An easy Indian fusion festive dessert - Gulab Jamun Custard Jars. This dessert is layered with the goodness of the cookie crumble, creamy cooling custard, and sweet gulab jamun's adorned with slivered pistachios and rose petals. These exotic dessert jars are easy to put together and are sure to be a party stunner!
In a food processor, blitz some digestive biscuits till they crush down into fine crumbs. Transfer them to a bowl. Add melted butter to the crushed biscuits and combine the two making sure all the crumbs are well coated with butter.
Take your serving jars and put 2 tablespoons of the biscuit mixture in each.

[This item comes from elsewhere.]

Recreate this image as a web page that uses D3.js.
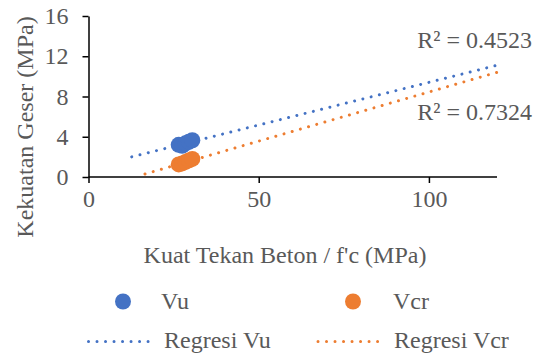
<!DOCTYPE html>
<html><head><meta charset="utf-8">
<script src="https://cdn.jsdelivr.net/npm/d3@7"></script>
<style>body{margin:0;background:#fff}svg{display:block}text{font-family:"Liberation Serif","Times New Roman",serif;fill:#595959;font-size:24px}</style>
</head><body><svg id="c" width="535" height="353"></svg>
<script>
const vuX = [26.5, 27.5, 28.5, 29.5, 30.5];
const vuY = [3.2, 3.1, 3.35, 3.5, 3.65];
const vcrX = [26.5, 27.5, 28.5, 29.5, 30.5];
const vcrY = [1.25, 1.35, 1.5, 1.65, 1.8];
const trendVu = [[12.7, 2.0], [120, 11.1]];
const trendVcr = [[16.6, 0.3], [120, 10.4]];
const r2Labels = ["R² = 0.4523", "R² = 0.7324"];
const xTicks = [0, 50, 100];
const yTicks = [0, 4, 8, 12, 16];
const blue = "#4472C4", orange = "#ED7D31";
const FONT = '"Liberation Serif","Times New Roman",serif';

const svg = d3.select("#c");
const x = d3.scaleLinear().domain([0, 120]).range([88.5, 497]);
const y = d3.scaleLinear().domain([0, 16]).range([177, 16]);

// axes
const xa = svg.append("g").attr("transform", `translate(0,${y(0)})`)
  .call(d3.axisBottom(x).tickValues(xTicks).tickSize(6).tickPadding(7).tickSizeOuter(0));
const ya = svg.append("g").attr("transform", `translate(${x(0)},0)`)
  .call(d3.axisLeft(y).tickValues(yTicks).tickSize(6).tickPadding(14).tickSizeOuter(0));
[xa, ya].forEach(a => {
  a.attr("font-family", FONT).attr("font-size", 24);
  a.selectAll("path,line").attr("stroke", "#000").attr("stroke-width", 1.5);
  a.selectAll("text").attr("fill", "#595959");
});
xa.select(".domain").attr("d", `M${x(0)},0H${x(120)}`);

// trendlines
const line = d3.line().x(d => x(d[0])).y(d => y(d[1]));
function dotted(sel, c) {
  return sel.attr("fill", "none").attr("stroke", c).attr("stroke-width", 3)
    .attr("stroke-linecap", "round").attr("stroke-dasharray", "0.01 8.5");
}
dotted(svg.append("path").attr("d", line(trendVu)), blue);
dotted(svg.append("path").attr("d", line(trendVcr)), orange);

// points
svg.append("g").selectAll("circle").data(vuX.map((v, i) => [v, vuY[i]])).join("circle")
  .attr("cx", d => x(d[0])).attr("cy", d => y(d[1])).attr("r", 8).attr("fill", blue);
svg.append("g").selectAll("circle").data(vcrX.map((v, i) => [v, vcrY[i]])).join("circle")
  .attr("cx", d => x(d[0])).attr("cy", d => y(d[1])).attr("r", 8).attr("fill", orange);

// R2 labels
svg.append("text").attr("x", 532).attr("y", 48).attr("text-anchor", "end").text(r2Labels[0]);
svg.append("text").attr("x", 532).attr("y", 120).attr("text-anchor", "end").text(r2Labels[1]);

// axis titles
svg.append("text").attr("x", 285).attr("y", 263).attr("text-anchor", "middle").text("Kuat Tekan Beton / f'c (MPa)");
svg.append("text").attr("transform", "translate(33,127) rotate(-90)").attr("text-anchor", "middle").text("Kekuatan Geser (MPa)");

// legend
const lg = svg.append("g");
lg.append("circle").attr("cx", 123).attr("cy", 301.5).attr("r", 8).attr("fill", blue);
lg.append("text").attr("x", 161).attr("y", 308.5).text("Vu");
lg.append("circle").attr("cx", 353).attr("cy", 301.5).attr("r", 8).attr("fill", orange);
lg.append("text").attr("x", 393).attr("y", 308.5).text("Vcr");
dotted(lg.append("path").attr("d", "M88.5,341.5H151"), blue);
lg.append("text").attr("x", 164).attr("y", 347.5).text("Regresi Vu");
dotted(lg.append("path").attr("d", "M318,341.5H382"), orange);
lg.append("text").attr("x", 394).attr("y", 347.5).text("Regresi Vcr");
</script></body></html>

Pat the mixture down with a spoon or your fingers and refrigerate for 10 minutes.
Make the custard
To make the custard, in a small bowl, combine custard powder and 1/4 cup milk. Give this a good mix and set it aside.
In a saucepan over medium heat, add the rest of the milk and sugar. Bring this to a slight boil, then pour the custard and milk mixture into the saucepan. Keep whisking till the mixture comes to a boil and becomes thick. Add cardamom powder and saffron to the mixture. Let it cool down. The custard thickens as it cools. You can also refrigerate it once cooled.
Assemble the jars
Have the gulab jamuns ready. You can either make at home (recipe) or use store bought.
Remove the refrigerated jars with the biscuit, and fill with custard (if your jar's are small, use a piping bag). Then place 1-2 gulab jamun half's on the top.
Garnish with chopped pistachios. Optionally, decorate with edible silver leaf on top and dried rose petals
Repeat with remaining jars. Chill in refrigerator for a few hours before serving.
Video
Notes
Options for jars/cups to assemble this dessert: Here is a square plastic mini cup or a cylinder mini cup. You can also use mini mason jars. Storing: You can store the jars after assembling for 1 day in the refrigerator. Cover each assembled jar with a plastic cling wrap.